**What you will do**
Begin with the first line of the material and write out each line exactly, ending with the line that contains "70, 80, 90]". Pictures are not part of the copy.

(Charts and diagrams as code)
________________________
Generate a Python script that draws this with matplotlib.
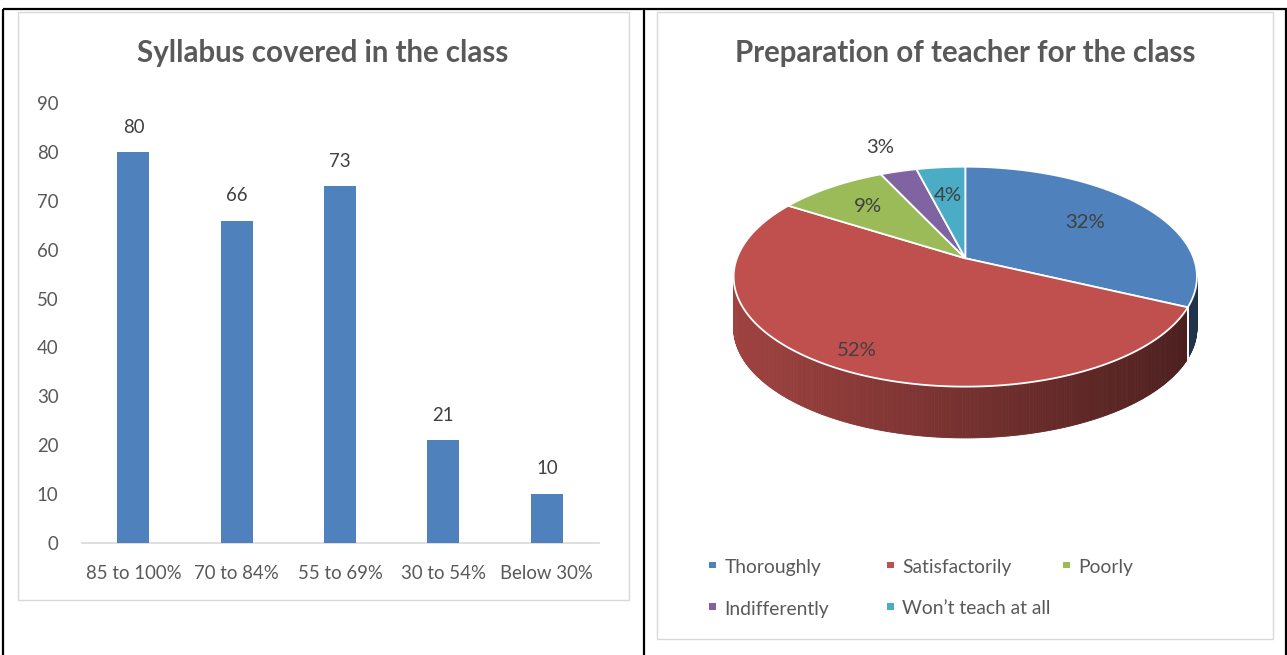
import numpy as np
import matplotlib
matplotlib.use("Agg")
import matplotlib.pyplot as plt
from matplotlib.patches import Polygon, Rectangle
from matplotlib.colors import to_rgb

# ---------------- data ----------------
bar_title = "Syllabus covered in the class"
bar_categories = ["85 to 100%", "70 to 84%", "55 to 69%", "30 to 54%", "Below 30%"]
bar_values = [80, 66, 73, 21, 10]
bar_yticks = [0, 10, 20, 30, 40, 50, 60, 70, 80, 90]

pie_title = "Preparation of teacher for the class"
pie_labels = ["Thoroughly", "Satisfactorily", "Poorly", "Indifferently", "Won\u2019t teach at all"]
pie_values = [32, 52, 9, 3, 4]
pie_colors = ["#4F81BD", "#C0504D", "#9BBB59", "#8064A2", "#4BACC6"]

# ---------------- layout / style ----------------
W, H = 1287, 655
FONT = "Lato"
GRAY = "#595959"
DARK = "#404040"

fig = plt.figure(figsize=(W / 100, H / 100), dpi=100)
fig.patch.set_facecolor("white")
renderer = fig.canvas.get_renderer()


def fit(text, target_px, weight="normal"):
    t = fig.text(0, 0, text, fontsize=10, family=FONT, weight=weight)
    w = t.get_window_extent(renderer).width
    t.remove()
    return 10 * target_px / w


fs_title_l = fit(bar_title, 374, "bold")
fs_title_r = fit(pie_title, 464, "bold")
fs_tick = fit("85 to 100%", 96)
fs_leg = fit("Thoroughly", 97)
fs_pie = fit("32%", 40)

# background axes in pixel coordinates
bg = fig.add_axes([0, 0, 1, 1])
bg.set_xlim(0, W)
bg.set_ylim(H, 0)
bg.axis("off")
bg.set_zorder(0)

# table borders
for xs, ys in [((3, W), (9.3, 9.3)), ((3, 3), (9.3, H)), ((644, 644), (9.3, H)),
               ((1285.5, 1285.5), (9.3, H))]:
    bg.plot(xs, ys, color="black", lw=1.6, solid_capstyle="butt")

# chart boxes
bg.add_patch(Rectangle((17.7, 12), 611.3, 588, fill=False, ec="#D9D9D9", lw=1.0))
bg.add_patch(Rectangle((657, 12), 616, 627, fill=False, ec="#D9D9D9", lw=1.0))

# titles
bg.text(323, 61.8, bar_title, ha="center", va="baseline", fontsize=fs_title_l,
        family=FONT, weight="bold", color=GRAY)
bg.text(965, 61.8, pie_title, ha="center", va="baseline", fontsize=fs_title_r,
        family=FONT, weight="bold", color=GRAY)

# ---------------- bar chart ----------------
ax_top, ax_bot = 103.5, 542.5
ax = fig.add_axes([81.7 / W, 1 - ax_bot / H, 516.8 / W, (ax_bot - ax_top) / H])
ax.set_facecolor("none")
ax.set_zorder(2)
x = np.arange(len(bar_categories))
ax.bar(x, bar_values, width=0.31, color="#4F81BD", zorder=3)
ax.set_xlim(-0.5, len(bar_categories) - 0.5)
ax.set_ylim(0, 90)
ax.set_yticks(bar_yticks)
ax.set_xticks(x)
ax.set_xticklabels(bar_categories)
for s in ("top", "right", "left"):
    ax.spines[s].set_visible(False)
ax.spines["bottom"].set_color("#D9D9D9")
ax.spines["bottom"].set_linewidth(1.2)
ax.tick_params(axis="both", length=0, labelsize=fs_tick, labelcolor=GRAY)
ax.tick_params(axis="y", pad=16.8)
ax.tick_params(axis="x", pad=16)
for lab in ax.get_xticklabels() + ax.get_yticklabels():
    lab.set_family(FONT)
for xi, v in zip(x, bar_values):
    ax.annotate(str(v), (xi, v), xytext=(0, 17.8), textcoords="offset points",
                ha="center", va="center", fontsize=fs_tick, family=FONT, color=DARK)

# ---------------- 3D pie ----------------
cx, cy = 965.3, 258.3
A, B, K = 228.4, 106.9, 0.167
DEPTH = 51.3


def proj(theta_deg, r=1.0, dz=0.0):
    th = np.radians(theta_deg)
    u = r * np.sin(th)
    v = -r * np.cos(th)
    s = 1.0 / (1.0 - K * v)
    return cx + A * u * s, cy + B * v * s + dz


vals = np.array(pie_values, dtype=float)
ends = np.cumsum(vals) / vals.sum() * 360.0
starts = np.concatenate([[0.0], ends[:-1]])

# silhouette angles for visible side
th_r = np.degrees(np.arccos(-K))
th_l = 360.0 - th_r
x_left, _ = proj(th_l)
x_right, _ = proj(th_r)


def shade(color, xpos):
    f0, f1 = 0.83, 0.39
    t = np.clip((xpos - x_left) / (x_right - x_left), 0, 1)
    f = f0 + (f1 - f0) * t
    return tuple(np.array(to_rgb(color)) * f)


# sides
for t1, t2, col in zip(starts, ends, pie_colors):
    lo, hi = max(t1, th_r), min(t2, th_l)
    if hi <= lo:
        continue
    ts = np.linspace(lo, hi, max(int((hi - lo) * 2), 4))
    for a0, a1 in zip(ts[:-1], ts[1:]):
        p0 = proj(a0)
        p1 = proj(a1)
        q1 = proj(a1, dz=DEPTH)
        q0 = proj(a0, dz=DEPTH)
        c = shade(col, 0.5 * (p0[0] + p1[0]))
        bg.add_patch(Polygon([p0, p1, q1, q0], closed=True, fc=c, ec=c, lw=0.6,
                             zorder=3))
    for tb in (t1, t2):
        if th_r < tb < th_l:
            p = proj(tb)
            q = proj(tb, dz=DEPTH)
            bg.plot([p[0], q[0]], [p[1], q[1]], color="white", lw=1.2, zorder=4)

# top faces
for t1, t2, col in zip(starts, ends, pie_colors):
    ts = np.linspace(t1, t2, max(int((t2 - t1) * 2), 6))
    pts = [(cx, cy)] + [proj(t) for t in ts]
    bg.add_patch(Polygon(pts, closed=True, fc=col, ec="white", lw=1.3,
                         joinstyle="round", zorder=5))

# data labels
label_radius = [0.66, 0.86, 0.70, 1.33, 0.66]
for t1, t2, v, r in zip(starts, ends, vals, label_radius):
    lx, ly = proj(0.5 * (t1 + t2), r=r)
    bg.text(lx, ly, f"{v / vals.sum() * 100:.0f}%", ha="center", va="center",
            fontsize=fs_pie, family=FONT, color=DARK, zorder=6)

# legend
leg_cols_x = [712.5, 890.5, 1066.5]
leg_rows_y = [565, 606.5]
for i, (lab, col) in enumerate(zip(pie_labels, pie_colors)):
    mx = leg_cols_x[i % 3]
    my = leg_rows_y[i // 3]
    bg.add_patch(Rectangle((mx - 3.2, my - 3.2), 6.4, 6.4, fc=col, ec="none", zorder=6))
    bg.text(mx + 12, my + 8, lab, ha="left", va="baseline", fontsize=fs_leg,
            family=FONT, color=GRAY, zorder=6)

fig.savefig("out.png", dpi=100, facecolor="white")
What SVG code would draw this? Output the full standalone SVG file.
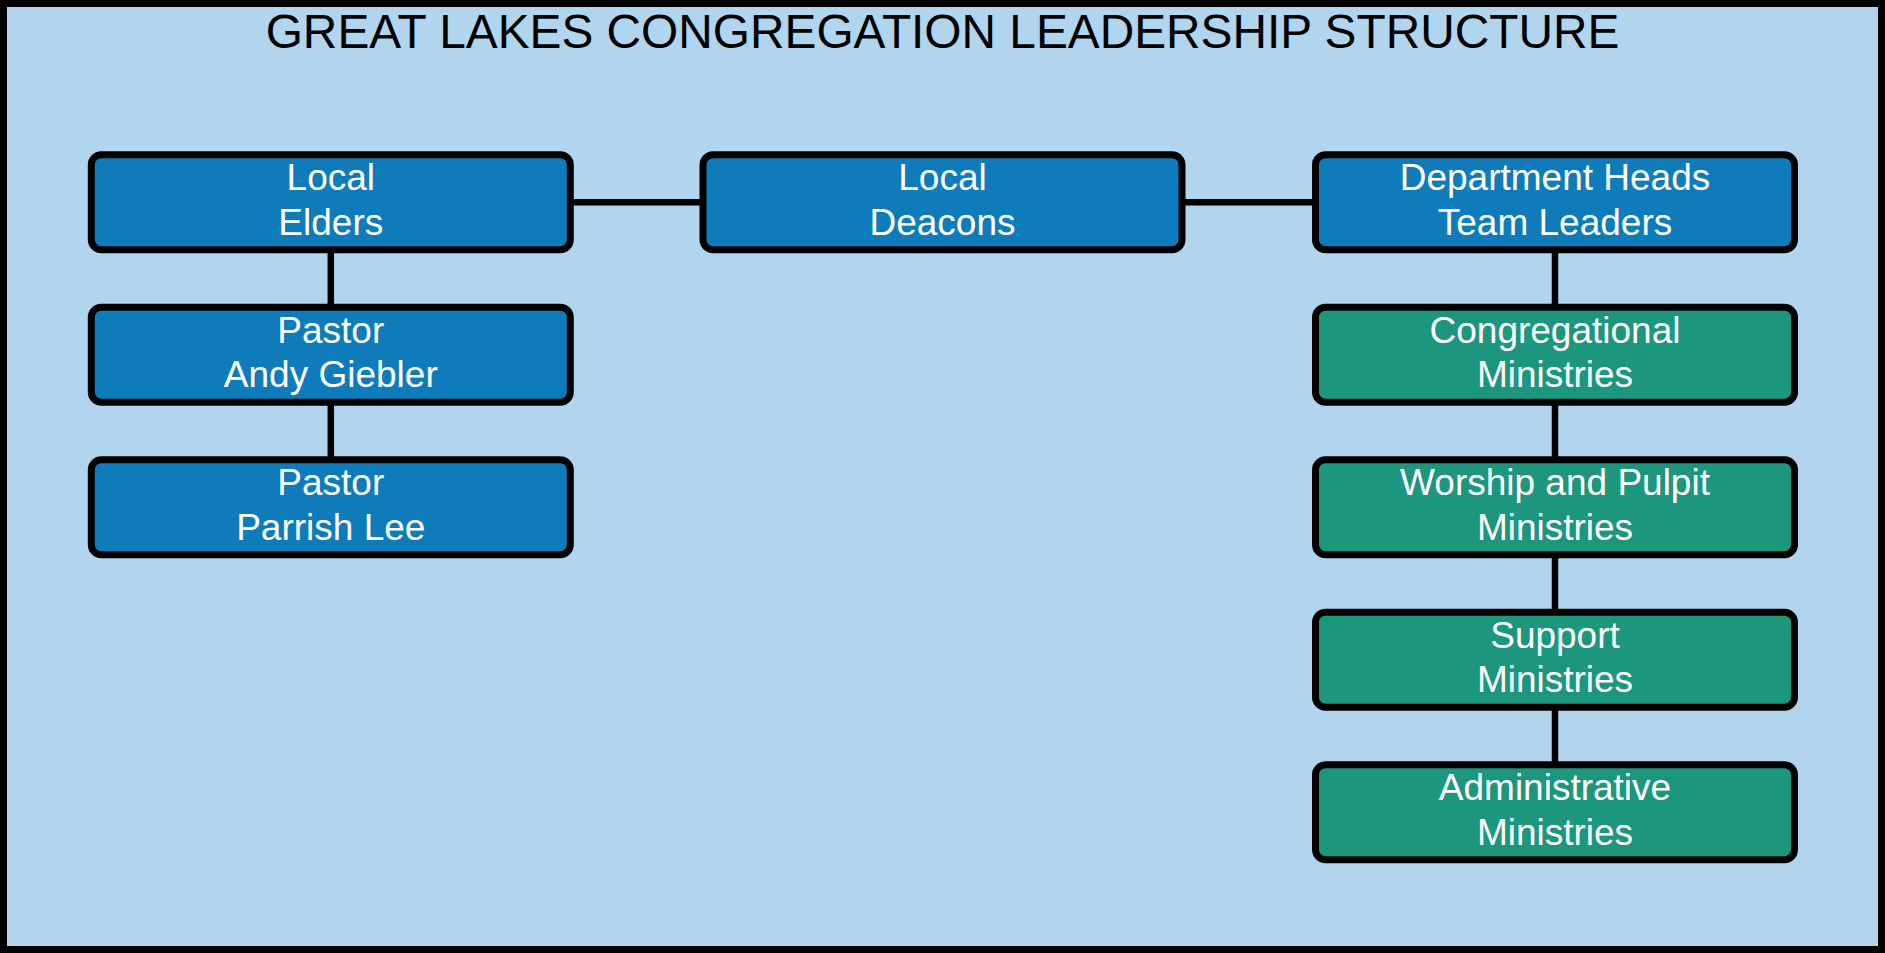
________________________
**Exercise result**
Generate a Python script that draws this with matplotlib.
import numpy as np
import matplotlib
matplotlib.use("Agg")
import matplotlib.pyplot as plt
from matplotlib.patches import Polygon, Rectangle
from matplotlib.colors import to_rgb

# ---------------- data ----------------
bar_title = "Syllabus covered in the class"
bar_categories = ["85 to 100%", "70 to 84%", "55 to 69%", "30 to 54%", "Below 30%"]
bar_values = [80, 66, 73, 21, 10]
bar_yticks = [0, 10, 20, 30, 40, 50, 60, 70, 80, 90]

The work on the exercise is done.